The Dalmatian tried thinking about girls. But besides his wife’s kiss, the other good ones were so long ago that the details of those lip locks had blurred.
He decided instead to figure out how many teeth he had (27). And finally he stood on top, happy to be alive. The fast coast back down the hill to the hotel was almost worth the effort of climbing it, although the Dalmatian missed a turn and had to stop for directions, which were true but not accurate.
That night, the Dalmatian lay in bed lulled by the sighs of a sultry breeze as it slipped through the shutters. His pulse slowed, and his mind cleared. A long-forgotten state of consciousness began to take hold, something intimate and tangible, a certain serenity it took a while to identify.
One uniform by day, another by night, nicknames, hanging by the pool, a goofy je ne sais quoi, and a constant appetite triggered by open air and sport—just enough of a challenge to persuade even the most stoic of Puritans to embrace the pleasures of the table. Suddenly the Dalmatian remembered why it all seemed so familiar. This was summer camp!
As a Boy Scout, the Dalmatian reported to Montana’s Camp Na’pi (named for the Blackfeet creator), next to Glacier National Park. Although his French safari was an adult affair concentrating on jugs of wine as much as sport, the banishment of pedestrian goals and life’s ordinary hassles was very Na’pi-like in the sensibility it fostered.
The summer-camp state of mind seized the Dalmatian completely as the week meandered from one flawless day to the next. Boy camp always ended with awards. Grown-up camp in Provence was no different. Before our final dinner at the Château de Massillan, a 16th-century castle used as a hunting lodge by King Henry II and his mistress, Diane de Poitiers, Wonderful World was presented with a tiny white thong in recognition of her 60-mile ride—along with Working It Off and Le Choiseul—to the summit of Mont Ventoux. (This feat occurred when the Dalmatian was taking a day off in Mazan, feasting on daube, a beef stew served with spaghetti, at a local restaurant called St.-Germain, and afterwards failing to get some euros from a device he thought was an ATM but was actually a dispenser of DVDs.)
The Dalmatian’s name was announced and his achievement lauded.
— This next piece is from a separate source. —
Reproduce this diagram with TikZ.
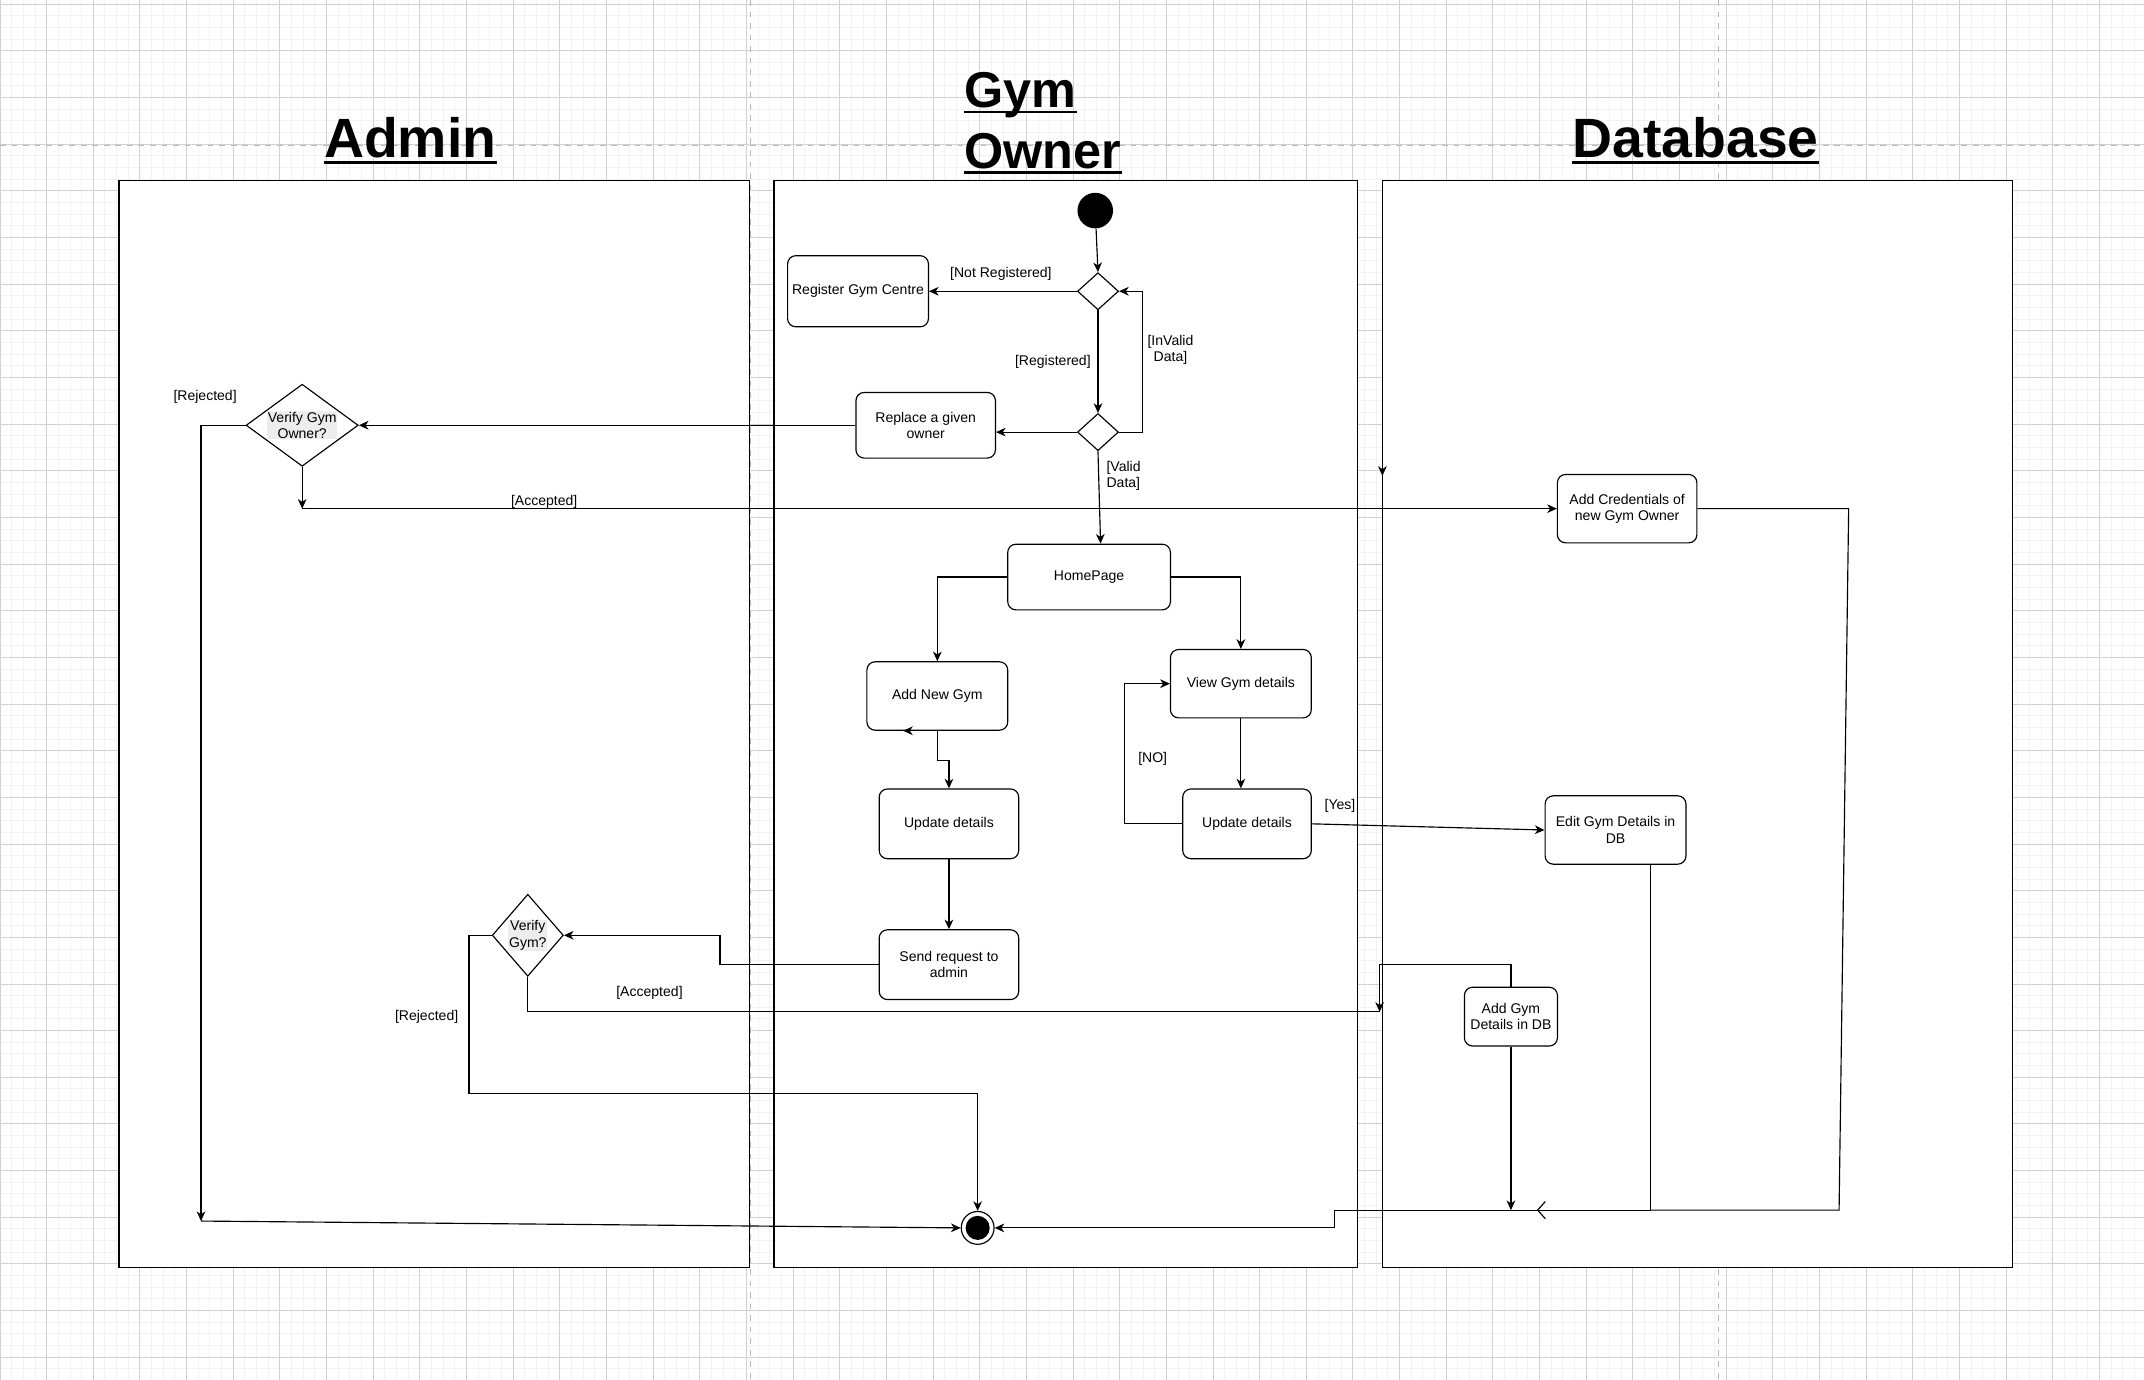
\documentclass[tikz,border=0pt]{standalone}
\usepackage{fontspec}
\setmainfont{Liberation Sans}
\usetikzlibrary{shapes.geometric,arrows.meta}

\begin{document}
\begin{tikzpicture}[x=0.025cm,y=-0.025cm,
    lane/.style={draw,line width=0.7pt,fill=white},
    act/.style={draw,rounded corners=0.15cm,line width=0.6pt,fill=white,align=center,inner sep=1pt,font=\fontsize{7.3}{8.6}\selectfont},
    decision/.style={draw,diamond,line width=0.6pt,fill=white,inner sep=0pt},
    dectext/.style={align=center,inner sep=0.4pt,fill=black!7,font=\fontsize{7.3}{8.6}\selectfont},
    guard/.style={align=center,inner sep=0pt,font=\fontsize{7.3}{8.6}\selectfont},
    title/.style={inner sep=0pt,font=\fontsize{28.8}{32}\selectfont\bfseries},
    subtitle/.style={inner sep=0pt,font=\fontsize{26.2}{30}\selectfont\bfseries},
    flow/.style={line width=0.6pt,-{Stealth[length=5pt,width=4.5pt,inset=1.5pt]}},
    link/.style={line width=0.6pt},
    openflow/.style={line width=0.6pt,-{Straight Barb[length=4pt,width=9pt]}},
    minorline/.style={black!5,line width=0.5pt},
    majorline/.style={black!18,line width=0.5pt}]

    \useasboundingbox (0,0) rectangle (1568,1009);
    \fill[white] (0,0) rectangle (1568,1009);
    % grid of the canvas
    \foreach \i in {0,...,184} \draw[minorline] (\i*8.53,0) -- (\i*8.53,1009);
    \foreach \j in {0,...,118} \draw[minorline] (0,3.1+\j*8.53) -- (1568,3.1+\j*8.53);
    \foreach \i in {0,...,46} \draw[majorline] (\i*34.12,0) -- (\i*34.12,1009);
    \foreach \j in {0,...,29} \draw[majorline] (0,3.1+\j*34.12) -- (1568,3.1+\j*34.12);
    \draw[black!28,dashed,line width=0.6pt] (548.8,0) -- (548.8,1009);
    \draw[black!28,dashed,line width=0.6pt] (1257,0) -- (1257,1009);
    \draw[black!28,dashed,line width=0.6pt] (0,106.6) -- (1568,106.6);

    % swimlanes
    \draw[lane] (87,132) rectangle (548,927);
    \draw[lane] (566,132) rectangle (993,927);
    \draw[lane] (1011,132) rectangle (1472,927);
    \node[title,anchor=base] (adminT) at (300,115.5) {Admin};
    \node[subtitle,anchor=base west] (gymT) at (705,78.5) {Gym};
    \node[subtitle,anchor=base west] (ownerT) at (705,123) {Owner};
    \node[title,anchor=base] (dbT) at (1240,115.5) {Database};
    \foreach \t in {adminT,gymT,ownerT,dbT}
        \draw[line width=1.4pt] ([yshift=-2.4pt]\t.base west) -- ([yshift=-2.4pt]\t.base east);

    % gym owner lane
    \node[circle,fill=black,minimum size=0.65cm,inner sep=0pt] (start) at (801,154) {};
    \node[decision,minimum width=0.75cm,minimum height=0.68cm] (d1) at (803,213) {};
    \node[decision,minimum width=0.75cm,minimum height=0.68cm] (d2) at (803,316) {};
    \node[act,minimum width=2.575cm,minimum height=1.3cm] (reg) at (627.5,213) {Register Gym Centre};
    \node[act,minimum width=2.55cm,minimum height=1.2cm] (repl) at (677,311) {Replace a given\\owner};
    \node[act,minimum width=2.975cm,minimum height=1.2cm] (home) at (796.5,422) {HomePage};
    \node[act,minimum width=2.575cm,minimum height=1.25cm] (addgym) at (685.5,509) {Add New Gym};
    \node[act,minimum width=2.575cm,minimum height=1.25cm] (view) at (907.5,500) {View Gym details};
    \node[act,minimum width=2.55cm,minimum height=1.275cm] (upd1) at (694,602.5) {Update details};
    \node[act,minimum width=2.35cm,minimum height=1.275cm] (upd2) at (912,602.5) {Update details};
    \node[act,minimum width=2.55cm,minimum height=1.275cm] (send) at (694,705.5) {Send request to\\admin};
    \node[circle,draw,line width=0.6pt,fill=white,minimum size=0.6cm,inner sep=0pt,
        path picture={\fill[black] (path picture bounding box.center) circle (0.22cm);}] (end) at (715,898) {};

    % admin lane
    \node[decision,minimum width=2.05cm,minimum height=1.5cm,
        label={[dectext]center:Verify Gym\\Owner?}] (vown) at (221,311) {};
    \node[decision,minimum width=1.3cm,minimum height=1.5cm,
        label={[dectext]center:Verify\\Gym?}] (vgym) at (386,684) {};

    % database lane
    \node[act,minimum width=2.55cm,minimum height=1.25cm] (cred) at (1190,372) {Add Credentials of\\new Gym Owner};
    \node[act,minimum width=2.575cm,minimum height=1.25cm] (edit) at (1181.5,607) {Edit Gym Details in\\DB};
    \node[act,minimum width=1.7cm,minimum height=1.075cm] (adddb) at (1105,743.5) {Add Gym\\Details in DB};

    % guards
    \node[guard] (gNotReg) at (732,200) {[Not Registered]};
    \node[guard] (gReg) at (770,265) {[Registered]};
    \node[guard] (gInvalid) at (856,256) {[InValid\\Data]};
    \node[guard,align=left,anchor=west] (gValid) at (809,348) {[Valid\\Data]};
    \node[guard] (gRej1) at (150,290) {[Rejected]};
    \node[guard] (gAcc1) at (398,367) {[Accepted]};
    \node[guard] (gNo) at (843,555) {[NO]};
    \node[guard] (gYes) at (980,589) {[Yes]};
    \node[guard] (gAcc2) at (475,726) {[Accepted]};
    \node[guard] (gRej2) at (312,744) {[Rejected]};

    % free ends
    \coordinate (acc1) at (221,372);
    \coordinate (acc2) at (1009,740);
    \coordinate (rej1) at (147,893);
    \coordinate (rej2) at (343,800);
    \coordinate (border) at (1011,348);
    \coordinate (c1) at (1352,372);
    \coordinate (c2) at (1345,885);
    \coordinate (e1) at (1207,885);
    \coordinate (merge) at (1124,885);
    \coordinate (m1) at (976,885);

    % connectors
    \draw[flow] (start) -- (d1.north);
    \draw[flow] (d1.west) -- (reg.east);
    \draw[flow] (d1) -- (d2);
    \draw[flow] (d2.east) -- ++(17,0) |- (d1.east);
    \draw[flow] (d2.west) -- (d2.west -| repl.east);
    \draw[flow] (d2.south) -- ([xshift=0.21cm]home.north);
    \draw[flow] (repl) -- (vown);
    \draw[flow] (vown.south) -- (acc1);
    \draw[flow] (acc1) -- (cred);
    \draw[flow] ([yshift=0.45cm]border) -- (border);
    \draw[link] (vown.west) -- (vown.west -| rej1);
    \draw[flow] (vown.west -| rej1) -- (rej1);
    \draw[flow] (rej1) -- (end.west);
    \draw[flow] (home.west) -| (addgym.north);
    \draw[flow] (home.east) -| (view.north);
    \draw[flow] (addgym.south) -- ++(-25,0);
    \draw[flow] (addgym.south) -- ++(0,22) -| (upd1.north);
    \draw[flow] (view.south) -- (view.south |- upd2.north);
    \draw[flow] (upd2.west) -- ++(-42,0) |- (view.west);
    \draw[flow] (upd2.east) -- (edit.west);
    \draw[flow] (upd1) -- (send);
    \draw[flow] (send.west) -- ++(-116,0) |- (vgym.east);
    \draw[link] (vgym.south) |- (acc2);
    \draw[flow] (adddb.north) -- ++(0,-16) -| (acc2);
    \draw[flow] (vgym.west) -| (rej2) -| (end.north);
    \draw[flow] (adddb.south) -- (adddb.south |- merge);
    \draw[openflow] (edit.south -| e1) -- (e1) -- (merge);
    \draw[link] (cred.east) -- (c1) -- (c2) -- (e1);
    \draw[flow] (merge) -- (m1) |- (end.east);
\end{tikzpicture}
\end{document}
This was his act of getting lost five minutes after the start of the trip, a new B&R record. The award was a small wheel of Camembert on a ribbon the Dalmatian proudly wore around his neck the rest of the evening.
The last supper moved from an asparagus salad to a luscious rack of lamb, then strawberries from the hotel garden marinated in olive oil, and jugs of wine from Gigondas and Rasteau, towns we biked through. The Dalmatian sat with Burgundy or Bust, the intense polylingual owner of an ad agency in Puerto Rico, and his wife, the Dante Piccante, an erudite psychologist who explained, over peach sorbet, the clinical definition of sadism.
When the Dalmatian woke up later between his lavender-scented sheets, he knew camp was over. But he wanted to extract the last possible taste of France. Padding across his room, he looked down three stories onto the château’s courtyard and the pool and the Renaissance ghosts moving to and fro in the light of a full moon. Then he went to the minibar and got out his cheese.